All of the data should be repeated exactly; pictures are not part of the copy.

☆ ☆ ☆

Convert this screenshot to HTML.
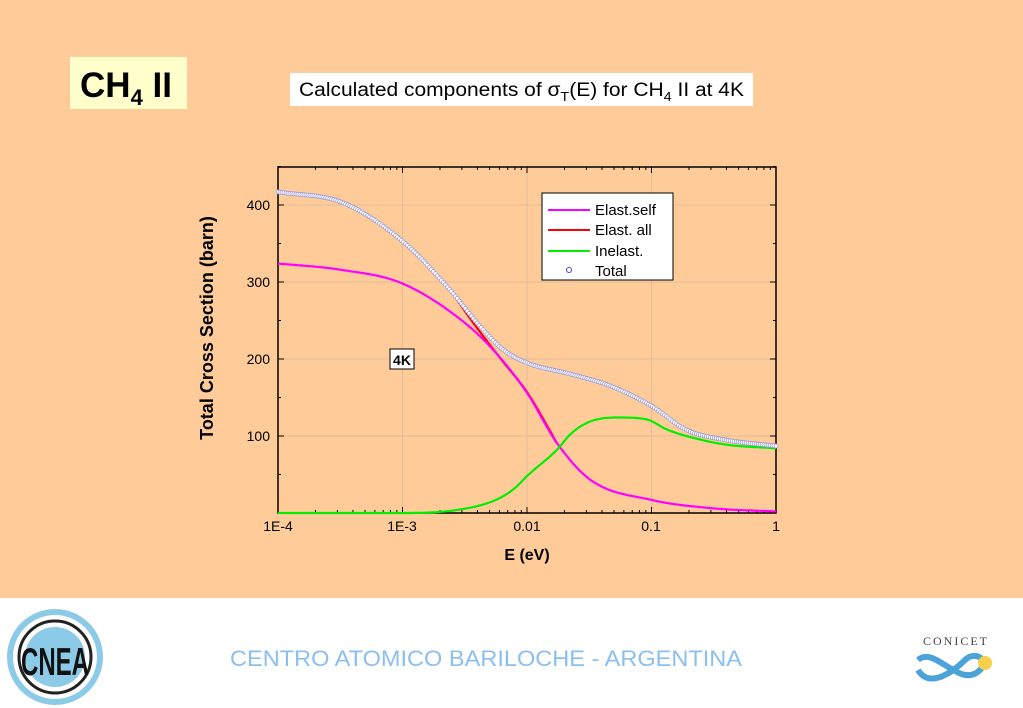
<!DOCTYPE html>
<html><head><meta charset="utf-8"><style>
html,body{margin:0;padding:0;width:1023px;height:708px;overflow:hidden;background:#FFCC99;font-family:"Liberation Sans",sans-serif}
</style></head><body>
<svg id="s" width="1023" height="708" xmlns="http://www.w3.org/2000/svg" font-family="Liberation Sans, sans-serif">
<rect width="1023" height="598" fill="#FFCC99"/>
<rect y="598" width="1023" height="110" fill="#fff"/>
<rect x="70" y="57" width="117" height="52" fill="#FFFFCC"/>
<text x="80" y="97" font-size="35" font-weight="bold">CH<tspan font-size="22" dy="8">4</tspan><tspan dy="-8"> II</tspan></text>
<rect x="290" y="73" width="463" height="33" fill="#fff"/>
<text x="299" y="96" font-size="19" textLength="445" lengthAdjust="spacingAndGlyphs">Calculated components of σ<tspan font-size="13" dy="5">T</tspan><tspan dy="-5">(E) for CH</tspan><tspan font-size="13" dy="5">4</tspan><tspan dy="-5"> II at 4K</tspan></text>
<g id="grid" stroke="#d8b898" stroke-width="0.8"></g>
<rect x="278" y="167" width="498" height="346" fill="none" stroke="#000" stroke-width="1.5"/>
<g id="ticks" stroke="#000" stroke-width="1"></g>
<g font-size="14" text-anchor="middle">
<text x="278" y="531">1E-4</text><text x="402" y="531">1E-3</text><text x="527" y="531">0.01</text><text x="651" y="531">0.1</text><text x="776" y="531">1</text>
</g>
<g font-size="14" text-anchor="end">
<text x="270" y="210">400</text><text x="270" y="287">300</text><text x="270" y="364">200</text><text x="270" y="441">100</text>
</g>
<text x="527" y="560" font-size="16" font-weight="bold" text-anchor="middle">E (eV)</text>
<text transform="translate(213,328) rotate(-90)" font-size="18" font-weight="bold" text-anchor="middle">Total Cross Section (barn)</text>
<g id="curves" fill="none" stroke-width="2.2"></g>
<rect x="390" y="349" width="24" height="20" fill="#fff" stroke="#000"/>
<text x="402" y="365" font-size="14" font-weight="bold" text-anchor="middle">4K</text>
<rect x="542" y="193" width="131" height="87" fill="#fff" stroke="#000"/>
<g font-size="15">
<line x1="548" y1="210" x2="590" y2="210" stroke="#ff00ff" stroke-width="2"/><text x="595" y="215">Elast.self</text>
<line x1="548" y1="230" x2="590" y2="230" stroke="#ff0000" stroke-width="2"/><text x="595" y="235">Elast. all</text>
<line x1="548" y1="251" x2="590" y2="251" stroke="#00ee00" stroke-width="2"/><text x="595" y="256">Inelast.</text>
<circle cx="569" cy="270" r="2.5" fill="none" stroke="#4444cc"/><text x="595" y="276">Total</text>
</g>
<g>
<ellipse cx="55" cy="657" rx="45" ry="45" fill="#fff" stroke="#8ccbe8" stroke-width="6"/>
<ellipse cx="55" cy="657" rx="36" ry="36" fill="none" stroke="#222" stroke-width="3"/>
<ellipse cx="55" cy="657" rx="30" ry="30" fill="#8ccbe8"/>
<text x="55" y="671" font-size="30" font-weight="bold" text-anchor="middle" fill="#111" transform="translate(55,657) scale(0.8,1.3) translate(-55,-657)">CNEA</text>
</g>
<text x="230" y="666" font-size="22" fill="#8bbff0" textLength="512" lengthAdjust="spacingAndGlyphs">CENTRO ATOMICO BARILOCHE - ARGENTINA</text>
<text x="956" y="645" font-size="12" font-family="Liberation Serif, serif" letter-spacing="2" fill="#444" text-anchor="middle">CONICET</text>
<path d="M918 660 C935 645,960 690,980 670 C990 660,975 650,965 660 C955 670,930 690,918 670" fill="none" stroke="#4aa3d9" stroke-width="6"/>
<circle cx="985" cy="663" r="7" fill="#f5d04a"/>
</svg>
<script>
const X=l=>278+124.5*(l+4), Y=v=>513-0.77*v;
const ns="http://www.w3.org/2000/svg";
const g=document.getElementById('grid'),t=document.getElementById('ticks'),c=document.getElementById('curves');
function ln(p,x1,y1,x2,y2){const e=document.createElementNS(ns,'line');e.setAttribute('x1',x1);e.setAttribute('y1',y1);e.setAttribute('x2',x2);e.setAttribute('y2',y2);p.appendChild(e);}
for(let d=-3;d<=-1;d++)ln(g,X(d),167,X(d),513);
for(let v=100;v<=400;v+=100)ln(g,278,Y(v),776,Y(v));
for(let d=-4;d<0;d++)for(let k=1;k<10;k++){const x=X(d+Math.log10(k));const L=k==1?6:3;ln(t,x,513,x,513-L);ln(t,x,167,x,167+L);}
for(let v=50;v<=450;v+=50){const L=v%100?3:6;ln(t,278,Y(v),278+L,Y(v));ln(t,776,Y(v),776-L,Y(v));}
function mono(pts){const n=pts.length,xs=pts.map(p=>p[0]),ys=pts.map(p=>p[1]);const d=[],m=[];
for(let i=0;i<n-1;i++)d.push((ys[i+1]-ys[i])/(xs[i+1]-xs[i]));
m[0]=d[0];m[n-1]=d[n-2];for(let i=1;i<n-1;i++){m[i]=(d[i-1]*d[i]<=0)?0:(d[i-1]+d[i])/2;}
for(let i=0;i<n-1;i++){if(d[i]==0){m[i]=0;m[i+1]=0;continue;}const a=m[i]/d[i],b=m[i+1]/d[i],s=a*a+b*b;if(s>9){const tt=3/Math.sqrt(s);m[i]=tt*a*d[i];m[i+1]=tt*b*d[i];}}
return l=>{if(l<=xs[0])return ys[0];for(let i=0;i<n-1;i++){if(l<=xs[i+1]){const h=xs[i+1]-xs[i],s=(l-xs[i])/h;const h00=2*s*s*s-3*s*s+1,h10=s*s*s-2*s*s+s,h01=-2*s*s*s+3*s*s,h11=s*s*s-s*s;return h00*ys[i]+h10*h*m[i]+h01*ys[i+1]+h11*h*m[i+1];}}return ys[n-1];};}
const mag=mono([[-4,324],[-3.5,316],[-3,298],[-2.5,247],[-2.25,208],[-2,156],[-1.76,91],[-1.49,43],[-1,17],[-0.5,6],[0,2]]);
const tot=mono([[-4,417],[-3.48,403],[-3,353],[-2.62,290],[-2.38,243],[-2.19,212],[-2,195],[-1.64,180],[-1.33,165],[-1,139],[-0.72,108],[-0.41,95],[0,87]]);
const grn=mono([[-4,0],[-3,0],[-2.56,4],[-2.25,17],[-2.1,32],[-2,48],[-1.76,82],[-1.64,104],[-1.49,119],[-1.27,124],[-1.05,122],[-0.87,108],[-0.72,100],[-0.41,89],[0,84]]);
const redf=mono([[-2.62,290],[-2.4,240],[-2.2,198],[-2,157],[-1.76,91]]);
function path(f,col,a=-4,b=0){let d='';for(let l=a;l<=b+0.0001;l+=0.01){d+=(d?'L':'M')+X(l).toFixed(1)+' '+Y(f(l)).toFixed(1);}const e=document.createElementNS(ns,'path');e.setAttribute('d',d);e.setAttribute('stroke',col);c.appendChild(e);}
path(redf,'#ff0000',-2.62,-1.76);path(mag,'#ff00ff');path(grn,'#00ee00');
for(let l=-4;l<=0.0001;l+=0.016){const e=document.createElementNS(ns,'circle');e.setAttribute('cx',X(l));e.setAttribute('cy',Y(tot(l)));e.setAttribute('r',2);e.setAttribute('fill','#fff');e.setAttribute('stroke','#9a9ad8');e.setAttribute('stroke-width','0.8');c.appendChild(e);}
</script>
</body></html>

☆ ☆ ☆

=== Finished task ===
Convert this screenshot to HTML.
<!DOCTYPE html>
<html><head><meta charset="utf-8"><style>
html,body{margin:0;padding:0;width:1023px;height:708px;overflow:hidden;background:#FFCC99;font-family:"Liberation Sans",sans-serif}
</style></head><body>
<svg id="s" width="1023" height="708" xmlns="http://www.w3.org/2000/svg" font-family="Liberation Sans, sans-serif">
<rect width="1023" height="598" fill="#FFCC99"/>
<rect y="598" width="1023" height="110" fill="#fff"/>
<rect x="70" y="57" width="117" height="52" fill="#FFFFCC"/>
<text x="80" y="97" font-size="35" font-weight="bold">CH<tspan font-size="22" dy="8">4</tspan><tspan dy="-8"> II</tspan></text>
<rect x="290" y="73" width="463" height="33" fill="#fff"/>
<text x="299" y="96" font-size="19" textLength="445" lengthAdjust="spacingAndGlyphs">Calculated components of σ<tspan font-size="13" dy="5">T</tspan><tspan dy="-5">(E) for CH</tspan><tspan font-size="13" dy="5">4</tspan><tspan dy="-5"> II at 4K</tspan></text>
<g id="grid" stroke="#d8b898" stroke-width="0.8"></g>
<rect x="278" y="167" width="498" height="346" fill="none" stroke="#000" stroke-width="1.5"/>
<g id="ticks" stroke="#000" stroke-width="1"></g>
<g font-size="14" text-anchor="middle">
<text x="278" y="531">1E-4</text><text x="402" y="531">1E-3</text><text x="527" y="531">0.01</text><text x="651" y="531">0.1</text><text x="776" y="531">1</text>
</g>
<g font-size="14" text-anchor="end">
<text x="270" y="210">400</text><text x="270" y="287">300</text><text x="270" y="364">200</text><text x="270" y="441">100</text>
</g>
<text x="527" y="560" font-size="16" font-weight="bold" text-anchor="middle">E (eV)</text>
<text transform="translate(213,328) rotate(-90)" font-size="18" font-weight="bold" text-anchor="middle">Total Cross Section (barn)</text>
<g id="curves" fill="none" stroke-width="2.2"></g>
<rect x="390" y="349" width="24" height="20" fill="#fff" stroke="#000"/>
<text x="402" y="365" font-size="14" font-weight="bold" text-anchor="middle">4K</text>
<rect x="542" y="193" width="131" height="87" fill="#fff" stroke="#000"/>
<g font-size="15">
<line x1="548" y1="210" x2="590" y2="210" stroke="#ff00ff" stroke-width="2"/><text x="595" y="215">Elast.self</text>
<line x1="548" y1="230" x2="590" y2="230" stroke="#ff0000" stroke-width="2"/><text x="595" y="235">Elast. all</text>
<line x1="548" y1="251" x2="590" y2="251" stroke="#00ee00" stroke-width="2"/><text x="595" y="256">Inelast.</text>
<circle cx="569" cy="270" r="2.5" fill="none" stroke="#4444cc"/><text x="595" y="276">Total</text>
</g>
<g>
<ellipse cx="55" cy="657" rx="45" ry="45" fill="#fff" stroke="#8ccbe8" stroke-width="6"/>
<ellipse cx="55" cy="657" rx="36" ry="36" fill="none" stroke="#222" stroke-width="3"/>
<ellipse cx="55" cy="657" rx="30" ry="30" fill="#8ccbe8"/>
<text x="55" y="671" font-size="30" font-weight="bold" text-anchor="middle" fill="#111" transform="translate(55,657) scale(0.8,1.3) translate(-55,-657)">CNEA</text>
</g>
<text x="230" y="666" font-size="22" fill="#8bbff0" textLength="512" lengthAdjust="spacingAndGlyphs">CENTRO ATOMICO BARILOCHE - ARGENTINA</text>
<text x="956" y="645" font-size="12" font-family="Liberation Serif, serif" letter-spacing="2" fill="#444" text-anchor="middle">CONICET</text>
<path d="M918 660 C935 645,960 690,980 670 C990 660,975 650,965 660 C955 670,930 690,918 670" fill="none" stroke="#4aa3d9" stroke-width="6"/>
<circle cx="985" cy="663" r="7" fill="#f5d04a"/>
</svg>
<script>
const X=l=>278+124.5*(l+4), Y=v=>513-0.77*v;
const ns="http://www.w3.org/2000/svg";
const g=document.getElementById('grid'),t=document.getElementById('ticks'),c=document.getElementById('curves');
function ln(p,x1,y1,x2,y2){const e=document.createElementNS(ns,'line');e.setAttribute('x1',x1);e.setAttribute('y1',y1);e.setAttribute('x2',x2);e.setAttribute('y2',y2);p.appendChild(e);}
for(let d=-3;d<=-1;d++)ln(g,X(d),167,X(d),513);
for(let v=100;v<=400;v+=100)ln(g,278,Y(v),776,Y(v));
for(let d=-4;d<0;d++)for(let k=1;k<10;k++){const x=X(d+Math.log10(k));const L=k==1?6:3;ln(t,x,513,x,513-L);ln(t,x,167,x,167+L);}
for(let v=50;v<=450;v+=50){const L=v%100?3:6;ln(t,278,Y(v),278+L,Y(v));ln(t,776,Y(v),776-L,Y(v));}
function mono(pts){const n=pts.length,xs=pts.map(p=>p[0]),ys=pts.map(p=>p[1]);const d=[],m=[];
for(let i=0;i<n-1;i++)d.push((ys[i+1]-ys[i])/(xs[i+1]-xs[i]));
m[0]=d[0];m[n-1]=d[n-2];for(let i=1;i<n-1;i++){m[i]=(d[i-1]*d[i]<=0)?0:(d[i-1]+d[i])/2;}
for(let i=0;i<n-1;i++){if(d[i]==0){m[i]=0;m[i+1]=0;continue;}const a=m[i]/d[i],b=m[i+1]/d[i],s=a*a+b*b;if(s>9){const tt=3/Math.sqrt(s);m[i]=tt*a*d[i];m[i+1]=tt*b*d[i];}}
return l=>{if(l<=xs[0])return ys[0];for(let i=0;i<n-1;i++){if(l<=xs[i+1]){const h=xs[i+1]-xs[i],s=(l-xs[i])/h;const h00=2*s*s*s-3*s*s+1,h10=s*s*s-2*s*s+s,h01=-2*s*s*s+3*s*s,h11=s*s*s-s*s;return h00*ys[i]+h10*h*m[i]+h01*ys[i+1]+h11*h*m[i+1];}}return ys[n-1];};}
const mag=mono([[-4,324],[-3.5,316],[-3,298],[-2.5,247],[-2.25,208],[-2,156],[-1.76,91],[-1.49,43],[-1,17],[-0.5,6],[0,2]]);
const tot=mono([[-4,417],[-3.48,403],[-3,353],[-2.62,290],[-2.38,243],[-2.19,212],[-2,195],[-1.64,180],[-1.33,165],[-1,139],[-0.72,108],[-0.41,95],[0,87]]);
const grn=mono([[-4,0],[-3,0],[-2.56,4],[-2.25,17],[-2.1,32],[-2,48],[-1.76,82],[-1.64,104],[-1.49,119],[-1.27,124],[-1.05,122],[-0.87,108],[-0.72,100],[-0.41,89],[0,84]]);
const redf=mono([[-2.62,290],[-2.4,240],[-2.2,198],[-2,157],[-1.76,91]]);
function path(f,col,a=-4,b=0){let d='';for(let l=a;l<=b+0.0001;l+=0.01){d+=(d?'L':'M')+X(l).toFixed(1)+' '+Y(f(l)).toFixed(1);}const e=document.createElementNS(ns,'path');e.setAttribute('d',d);e.setAttribute('stroke',col);c.appendChild(e);}
path(redf,'#ff0000',-2.62,-1.76);path(mag,'#ff00ff');path(grn,'#00ee00');
for(let l=-4;l<=0.0001;l+=0.016){const e=document.createElementNS(ns,'circle');e.setAttribute('cx',X(l));e.setAttribute('cy',Y(tot(l)));e.setAttribute('r',2);e.setAttribute('fill','#fff');e.setAttribute('stroke','#9a9ad8');e.setAttribute('stroke-width','0.8');c.appendChild(e);}
</script>
</body></html>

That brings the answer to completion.